>>>

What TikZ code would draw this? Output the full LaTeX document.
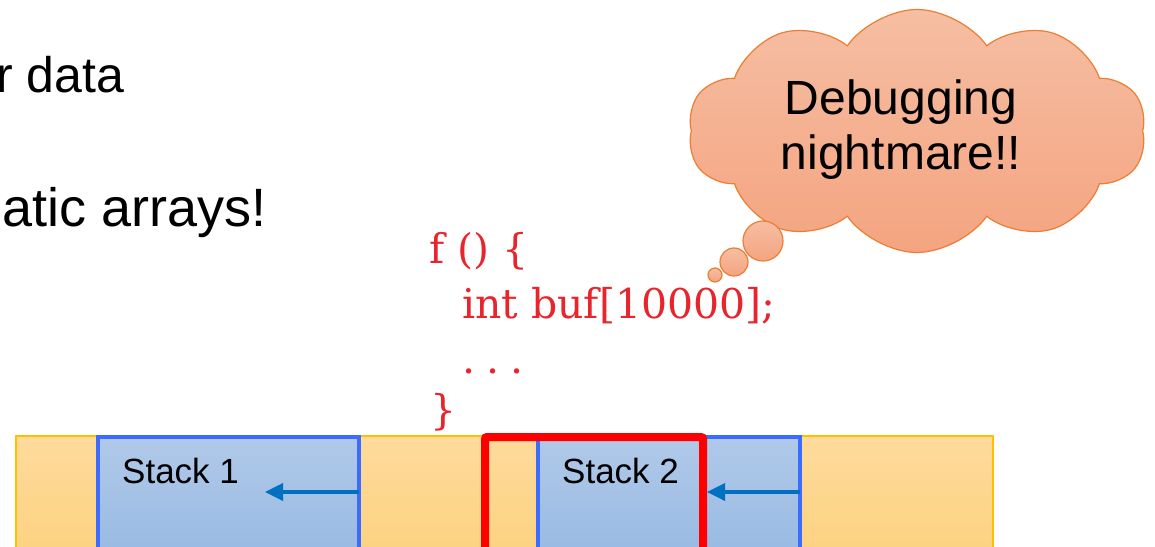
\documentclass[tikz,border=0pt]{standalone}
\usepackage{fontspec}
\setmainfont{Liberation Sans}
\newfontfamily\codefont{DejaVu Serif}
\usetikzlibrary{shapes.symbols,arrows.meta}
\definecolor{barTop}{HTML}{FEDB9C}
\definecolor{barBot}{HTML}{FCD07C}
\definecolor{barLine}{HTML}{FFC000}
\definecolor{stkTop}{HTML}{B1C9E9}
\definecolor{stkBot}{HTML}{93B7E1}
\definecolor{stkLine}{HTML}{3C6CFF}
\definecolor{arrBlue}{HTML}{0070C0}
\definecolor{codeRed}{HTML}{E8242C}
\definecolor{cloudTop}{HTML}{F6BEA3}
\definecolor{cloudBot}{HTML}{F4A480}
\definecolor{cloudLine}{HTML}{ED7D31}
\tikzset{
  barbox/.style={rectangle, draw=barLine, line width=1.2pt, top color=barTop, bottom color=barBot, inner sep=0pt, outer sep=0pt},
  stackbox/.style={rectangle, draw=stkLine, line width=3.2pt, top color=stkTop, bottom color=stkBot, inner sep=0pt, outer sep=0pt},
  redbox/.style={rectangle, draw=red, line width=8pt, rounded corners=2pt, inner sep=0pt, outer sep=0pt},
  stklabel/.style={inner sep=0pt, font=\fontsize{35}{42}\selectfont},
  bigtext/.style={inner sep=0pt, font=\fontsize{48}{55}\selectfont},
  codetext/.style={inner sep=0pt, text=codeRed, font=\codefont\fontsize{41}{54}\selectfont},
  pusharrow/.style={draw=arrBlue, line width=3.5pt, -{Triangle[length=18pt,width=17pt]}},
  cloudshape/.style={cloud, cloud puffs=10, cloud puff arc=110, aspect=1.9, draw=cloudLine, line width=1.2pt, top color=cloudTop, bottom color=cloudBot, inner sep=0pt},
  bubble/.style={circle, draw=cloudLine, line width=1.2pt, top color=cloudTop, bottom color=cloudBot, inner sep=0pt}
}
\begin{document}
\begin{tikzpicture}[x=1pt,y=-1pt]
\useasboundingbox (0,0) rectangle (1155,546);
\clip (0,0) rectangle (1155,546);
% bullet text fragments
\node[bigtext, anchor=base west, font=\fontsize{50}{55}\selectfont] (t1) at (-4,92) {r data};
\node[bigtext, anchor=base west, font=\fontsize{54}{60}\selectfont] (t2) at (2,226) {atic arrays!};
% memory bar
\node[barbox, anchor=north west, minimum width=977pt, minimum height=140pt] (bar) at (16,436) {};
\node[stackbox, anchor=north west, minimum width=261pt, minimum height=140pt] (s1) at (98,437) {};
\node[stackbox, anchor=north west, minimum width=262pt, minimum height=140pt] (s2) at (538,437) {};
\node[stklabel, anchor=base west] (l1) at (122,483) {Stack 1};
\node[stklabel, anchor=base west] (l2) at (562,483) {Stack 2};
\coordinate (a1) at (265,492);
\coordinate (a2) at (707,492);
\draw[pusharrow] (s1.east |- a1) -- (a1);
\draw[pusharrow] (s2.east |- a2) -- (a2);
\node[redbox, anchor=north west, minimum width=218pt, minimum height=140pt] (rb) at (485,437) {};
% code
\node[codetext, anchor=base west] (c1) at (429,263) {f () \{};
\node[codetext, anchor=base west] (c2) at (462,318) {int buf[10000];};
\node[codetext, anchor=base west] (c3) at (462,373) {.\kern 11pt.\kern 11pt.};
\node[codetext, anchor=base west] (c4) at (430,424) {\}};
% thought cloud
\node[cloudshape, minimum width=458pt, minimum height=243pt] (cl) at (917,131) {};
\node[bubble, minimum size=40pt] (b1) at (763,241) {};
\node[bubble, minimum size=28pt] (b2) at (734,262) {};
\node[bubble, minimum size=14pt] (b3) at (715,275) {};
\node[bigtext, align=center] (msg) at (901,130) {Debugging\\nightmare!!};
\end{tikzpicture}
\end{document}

<<<

#### GIVEN TASK:
Write out the full set of lines verbatim, without the pictures.

#### WORKED ANSWER:
What TikZ code would draw this? Output the full LaTeX document.
\documentclass[tikz,border=0pt]{standalone}
\usepackage{fontspec}
\setmainfont{Liberation Sans}
\newfontfamily\codefont{DejaVu Serif}
\usetikzlibrary{shapes.symbols,arrows.meta}
\definecolor{barTop}{HTML}{FEDB9C}
\definecolor{barBot}{HTML}{FCD07C}
\definecolor{barLine}{HTML}{FFC000}
\definecolor{stkTop}{HTML}{B1C9E9}
\definecolor{stkBot}{HTML}{93B7E1}
\definecolor{stkLine}{HTML}{3C6CFF}
\definecolor{arrBlue}{HTML}{0070C0}
\definecolor{codeRed}{HTML}{E8242C}
\definecolor{cloudTop}{HTML}{F6BEA3}
\definecolor{cloudBot}{HTML}{F4A480}
\definecolor{cloudLine}{HTML}{ED7D31}
\tikzset{
  barbox/.style={rectangle, draw=barLine, line width=1.2pt, top color=barTop, bottom color=barBot, inner sep=0pt, outer sep=0pt},
  stackbox/.style={rectangle, draw=stkLine, line width=3.2pt, top color=stkTop, bottom color=stkBot, inner sep=0pt, outer sep=0pt},
  redbox/.style={rectangle, draw=red, line width=8pt, rounded corners=2pt, inner sep=0pt, outer sep=0pt},
  stklabel/.style={inner sep=0pt, font=\fontsize{35}{42}\selectfont},
  bigtext/.style={inner sep=0pt, font=\fontsize{48}{55}\selectfont},
  codetext/.style={inner sep=0pt, text=codeRed, font=\codefont\fontsize{41}{54}\selectfont},
  pusharrow/.style={draw=arrBlue, line width=3.5pt, -{Triangle[length=18pt,width=17pt]}},
  cloudshape/.style={cloud, cloud puffs=10, cloud puff arc=110, aspect=1.9, draw=cloudLine, line width=1.2pt, top color=cloudTop, bottom color=cloudBot, inner sep=0pt},
  bubble/.style={circle, draw=cloudLine, line width=1.2pt, top color=cloudTop, bottom color=cloudBot, inner sep=0pt}
}
\begin{document}
\begin{tikzpicture}[x=1pt,y=-1pt]
\useasboundingbox (0,0) rectangle (1155,546);
\clip (0,0) rectangle (1155,546);
% bullet text fragments
\node[bigtext, anchor=base west, font=\fontsize{50}{55}\selectfont] (t1) at (-4,92) {r data};
\node[bigtext, anchor=base west, font=\fontsize{54}{60}\selectfont] (t2) at (2,226) {atic arrays!};
% memory bar
\node[barbox, anchor=north west, minimum width=977pt, minimum height=140pt] (bar) at (16,436) {};
\node[stackbox, anchor=north west, minimum width=261pt, minimum height=140pt] (s1) at (98,437) {};
\node[stackbox, anchor=north west, minimum width=262pt, minimum height=140pt] (s2) at (538,437) {};
\node[stklabel, anchor=base west] (l1) at (122,483) {Stack 1};
\node[stklabel, anchor=base west] (l2) at (562,483) {Stack 2};
\coordinate (a1) at (265,492);
\coordinate (a2) at (707,492);
\draw[pusharrow] (s1.east |- a1) -- (a1);
\draw[pusharrow] (s2.east |- a2) -- (a2);
\node[redbox, anchor=north west, minimum width=218pt, minimum height=140pt] (rb) at (485,437) {};
% code
\node[codetext, anchor=base west] (c1) at (429,263) {f () \{};
\node[codetext, anchor=base west] (c2) at (462,318) {int buf[10000];};
\node[codetext, anchor=base west] (c3) at (462,373) {.\kern 11pt.\kern 11pt.};
\node[codetext, anchor=base west] (c4) at (430,424) {\}};
% thought cloud
\node[cloudshape, minimum width=458pt, minimum height=243pt] (cl) at (917,131) {};
\node[bubble, minimum size=40pt] (b1) at (763,241) {};
\node[bubble, minimum size=28pt] (b2) at (734,262) {};
\node[bubble, minimum size=14pt] (b3) at (715,275) {};
\node[bigtext, align=center] (msg) at (901,130) {Debugging\\nightmare!!};
\end{tikzpicture}
\end{document}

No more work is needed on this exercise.